As it stands, then, the plan is thoroughly unrealistic. That is the point, Mr Kushner’s supporters argue. It is meant to offer the Palestinians a peace dividend, an incentive to accept his (perhaps) forthcoming political vision. They certainly need economic help. Unemployment in the West Bank is 17%. In Gaza it is as high as 55%. Adjusted for inflation, GDP per person is almost unchanged from 20 years ago.

But to the Palestinians this smells like a bribe from a hostile president. Mr Trump cut all American aid to them—even $25m in funding for hospitals in East Jerusalem that treat, among other things, children with cancer. He overturned decades of precedent to recognise Jerusalem as Israel’s capital. And aides hint that the political plan will give the Palestinians far less than the sovereign state along the pre-1967 borders that they demand. America’s ambassador to Israel, David Friedman, said this month that Israel had the right to annex some territory in the West Bank.

So the Palestinians are boycotting the event. Their president, Mahmoud Abbas, refused to send anyone from his government. “The deal of shame will go to hell,” he said in May. The private sector also declined invitations. Of the 5m Palestinians in the occupied territories, the only publicly-confirmed attendee is Ashraf al-Jabari, a former secret-police officer who has turned into a businessman and has cultivated unusual ties with Israeli settlers in his home town of Hebron. He also has a history of writing bum cheques

Few of the other attendees are enthusiastic. “We tried to find the lowest level of representation that wouldn’t be offensive,” quips a European diplomat in Tel Aviv. Jordan and Egypt sent only their deputy finance ministers. With the Palestinians boycotting, Arab states were reluctant to share a stage with Israeli officials. But the latter weren’t invited either because of Arab misgivings (though some Israeli businessmen did come). Even press coverage is limited: organisers did not allow most foreign journalists covering the Middle East to attend. They did accredit reporters from six Israeli outlets, who have sent slightly fawning dispatches. The country’s largest newspaper, Israel Hayom, which backs both Mr Trump and the Israeli prime minister, Binyamin Netanyahu, dubbed Bahrain the “island of hope”, an odd appellation for a kingdom that crushed a popular uprising in 2011.

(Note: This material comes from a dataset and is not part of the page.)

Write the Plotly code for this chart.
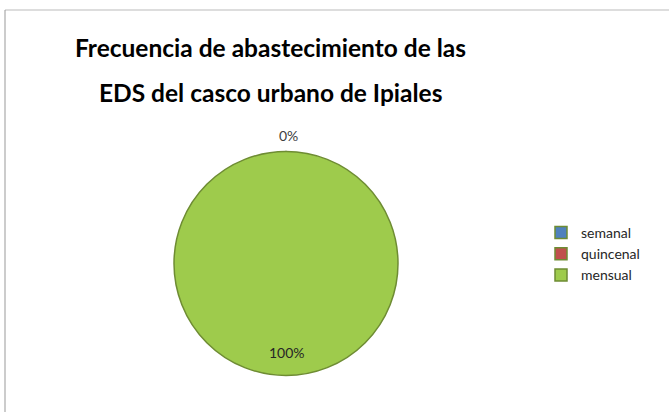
import plotly.graph_objects as go

labels = ["semanal", "quincenal", "mensual"]
values = [0, 0, 100]
colors = ["#4F81BD", "#C0504D", "#9ECB4C"]
title_lines = ["Frecuencia de abastecimiento de las", "EDS del casco urbano de Ipiales"]

W, H = 669, 412
total = sum(values)
pct = [f"{v / total:.0%}" for v in values]

fig = go.Figure()
fig.add_trace(go.Pie(
    labels=labels,
    values=values,
    marker=dict(colors=colors, line=dict(color="#6E8C33", width=1.5)),
    sort=False,
    direction="clockwise",
    rotation=0,
    textinfo="none",
    domain=dict(x=[174 / W, 398 / W], y=[1 - 377 / H, 1 - 150 / H]),
    showlegend=True,
    hoverinfo="label+percent",
))

# title lines
for txt, ypx in zip(title_lines, [48, 92]):
    fig.add_annotation(text=f"<b>{txt}</b>", x=270 / W, y=1 - ypx / H, xref="paper", yref="paper",
                       xanchor="center", yanchor="middle", showarrow=False,
                       font=dict(family="Lato", size=24.5, color="black"))

# data labels derived from values
fig.add_annotation(text=pct[0], x=288 / W, y=1 - 135 / H, xref="paper", yref="paper",
                   xanchor="center", yanchor="middle",
                   showarrow=False, font=dict(family="Lato", size=14, color="#404040"))
fig.add_annotation(text=pct[2], x=287 / W, y=1 - 352 / H, xref="paper", yref="paper",
                   xanchor="center", yanchor="middle",
                   showarrow=False, font=dict(family="Lato", size=14, color="#262626"))

fig.update_layout(
    width=W, height=H,
    margin=dict(l=0, r=0, t=0, b=0),
    paper_bgcolor="white",
    legend=dict(x=541 / W, y=1 - 217 / H, xanchor="left", yanchor="top",
                font=dict(family="Lato", size=14, color="#262626"),
                itemwidth=30, tracegroupgap=0, bgcolor="rgba(0,0,0,0)"),
    shapes=[
        dict(type="line", xref="paper", yref="paper", x0=5 / W, x1=1, y0=1 - 10 / H, y1=1 - 10 / H,
             line=dict(color="#BBBBBB", width=1)),
        dict(type="line", xref="paper", yref="paper", x0=5 / W, x1=5 / W, y0=0, y1=1 - 10 / H,
             line=dict(color="#999999", width=1)),
    ],
)

fig.write_html("out.html", config={"displayModeBar": False},
               post_script="document.body.style.margin='0';")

And that, perhaps, points to the real outcome of the workshop. It is the most public manifestation of a long and mostly private rapprochement between Israel and the Gulf states, one the Trump administration is keen to promote. The event will do nothing to end the Israeli-Palestinian conflict. But it is another sign that the Gulf states are looking to move past that conflict. Though they are not quite ready to recognise Israel, they see it as an important regional power, an ally against a shared threat from Iran. The Palestinians have far less to offer. “All we have is our moral power,” says Mkhaimer Abu Saada, a political analyst in Gaza. That still counts for something—but less and less with each passing day.